THE Labour Party announced that it recently accepted a donation of £1 million - the largest single cash gift from an outside body in the party's 90 year history - from the Political Animal Lobby (PAL) to bolster its general election fund, and it called on the Conservative Party to reveal the sources of its funding.
The lobby group a British branch of the US based International Fund for Animal Welfare - said the decision to donate the money was due to the Labour Party's stance on fox hunting. Mr Richard Moore, a spokesman for PAL, said: "If this donation helps bring a political climate that ends hunting in this country, then we would consider this money well spent." The Labour Party allows its MPs a free vote on the issue in parliament.
The donation comes in the light of the challenge from the Labour leader, Mr Tony Blair, to the Conservatives to admit who funds the party. "We would have a cleaner election campaign," he said.
A spokesman for the Labour Party described the donation as "the exact opposite to the Tories. This is a British donor, which we are declaring publicly because our long established policies accord with the organisation's aims."
Mr Blair said the donation would increase the perception that Labour is a party of business, despite statistics which show trade union sponsorship still accounts for over 50 per cent of its funding. He said the donation would not signal a change in the party's policy on fox hunting. "To anyone who has given fund ing, we made clear, and we made it absolutely clear to the animal welfare people, that we don't change an iota or a jot of policy."
The Labour Party also revealed its accounts for last year, in which it names 17 donors who each contributed over £5,000 to the party's election fund. They included the media and leisure group Pearson Plc, whose flagship newspaper, the Financial Times, urged its readers at the 1992 election to vote Labour.
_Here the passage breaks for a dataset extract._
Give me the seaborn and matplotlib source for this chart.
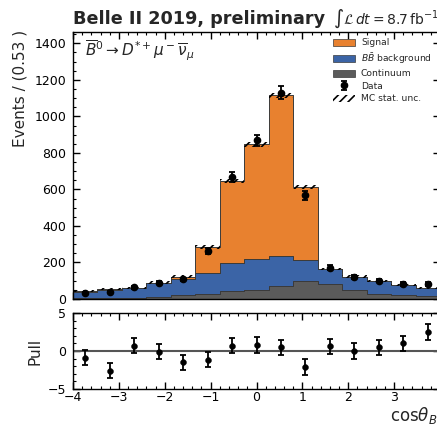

At over 50 per cent, the trade unions were the largest donors, giving £6.7 million.
The party said last night that when the exercise is repeated next year, the number of individual donors would be "greatly increased". But the Conservative Party vice chairman, Mr Michael Trend, said the publication of the accounts was an "astonishing" admission that Mr Blair's big financial backers are trade union backed hinds.
The Liberal Democrat Party said in a statement last night it would support a requirement for all political parties to "be transparent over funding".